FTC was recommended in my B.Tech. days as a more practical version of Ayn-Rand's Atlas Shrugged. Ms-Rand was much more popular, many of us would endlessly debate the virtues of Francisco D'Anconia, Hank Rearden and John Galt. This changed after reading Free To Choose, Milton Friedman's Money and its use in slaying inflation was infinitely more fascinating than Francisco D'Anconia's speech about Money. Prof. Friedman essentially agrees with Ayn Rand's laissez-faire philosophy, and discusses his own version of it; but also presents ideas and tools to monitor and tune capitalist economies.
Another Friedman, Thomas, now dominates current thinking on Global Capitalism; especially with regard to outsourcing. My wife and others keep throwing(figuratively) "The World is Flat" at me. Sometimes I politely ignore, and sometimes I throw(again figuratively) FTC and other Milton Friedman books(Capitalism and Freedom, A Monetary History of the United States) back at them. Much of what Thomas Friedman says is valid and is going to be the way things happen in the future, I feel that most of it is either discussed by Milton Friedman or is derivable from the free trade ideology. WIF certainly discusses more modern technologies than FTC; but I believe that the "Information" contained in the latter is likely to be more valuable in the long run than the "Technology" contained in the former.

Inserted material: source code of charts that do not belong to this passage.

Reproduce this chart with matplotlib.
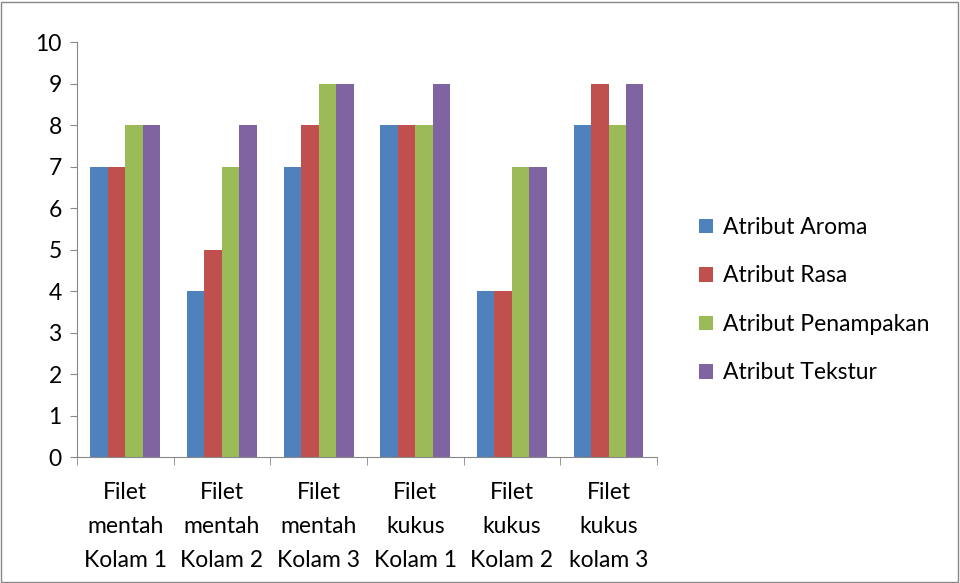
import numpy as np
from matplotlib import pyplot as plt
from matplotlib.patches import Rectangle

plt.rcParams['font.family'] = ['Lato', 'DejaVu Sans']

categories = ["Filet\nmentah\nKolam 1", "Filet\nmentah\nKolam 2", "Filet\nmentah\nKolam 3",
              "Filet\nkukus\nKolam 1", "Filet\nkukus\nKolam 2", "Filet\nkukus\nkolam 3"]
aroma = [7, 4, 7, 8, 4, 8]
rasa = [7, 5, 8, 8, 4, 9]
penampakan = [8, 7, 9, 8, 7, 8]
tekstur = [8, 8, 9, 9, 7, 9]

series = [("Atribut Aroma", aroma, "#4F81BD"),
          ("Atribut Rasa", rasa, "#C0504D"),
          ("Atribut Penampakan", penampakan, "#9BBB59"),
          ("Atribut Tekstur", tekstur, "#8064A2")]

fig = plt.figure(figsize=(9.6, 5.83), dpi=100)
fig.patches.append(Rectangle((0.001, 0.001), 0.997, 0.996, transform=fig.transFigure,
                             fill=False, edgecolor="#888888", linewidth=1))
ax = fig.add_axes([0.0802, 0.2161, 0.604, 0.7118])

x = np.arange(len(categories))
w = 0.181
for i, (name, vals, col) in enumerate(series):
    ax.bar(x + (i - 1.5) * w, vals, w, color=col, label=name, linewidth=0)

ax.set_xlim(-0.5, len(categories) - 0.5)
ax.set_ylim(0, 10)
ax.set_yticks(range(0, 11))
ax.tick_params(axis='y', labelsize=16.5, length=5, color="#888888", pad=6)
ax.set_xticks(x)
ax.set_xticklabels(categories, fontsize=16.5, linespacing=1.75)
ax.tick_params(axis='x', length=0, pad=18)
ax.set_xticks(np.arange(-0.5, len(categories)), minor=True)
ax.tick_params(axis='x', which='minor', length=6, color="#888888")
for s in ["top", "right"]:
    ax.spines[s].set_visible(False)
for s in ["left", "bottom"]:
    ax.spines[s].set_color("#888888")

ax.legend(loc="center left", bbox_to_anchor=(0.728, 0.485), bbox_transform=fig.transFigure,
          frameon=False, fontsize=16.5, borderaxespad=0, borderpad=0,
          handlelength=0.6, handleheight=0.6, handletextpad=0.45, labelspacing=1.2)

fig.savefig("out.png", dpi=100)
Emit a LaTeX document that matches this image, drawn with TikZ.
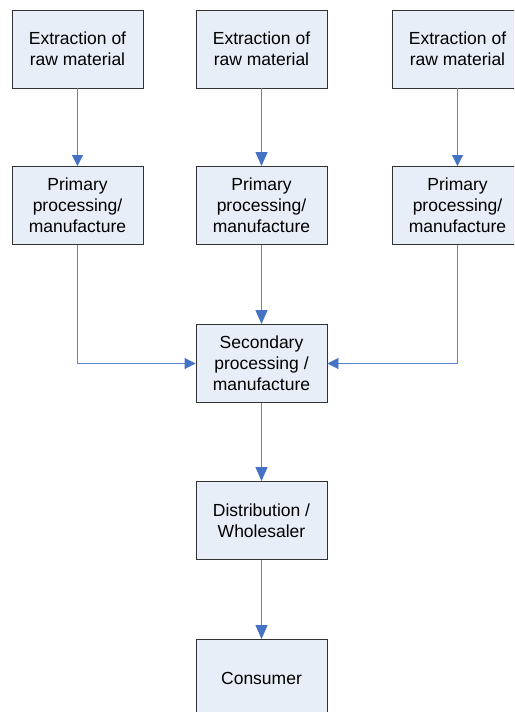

It would be remiss of me not to subject FTC to the same critical arguments. Prof. Friedman acknowledges that his ideas and books have been influenced by many people, Adam Smith's "Wealth of Nations" being one them.I would also recommend readings of other Nobel Prize winning Economists(Paul Samuelson, Robert Solow, James Tobin) as a potential counterweight to Milton Friedman. Lastly, applying the practicality argument, books on modern finance(equities, bonds, derivatives, currencies) and global capital markets assume greater significance than FTC.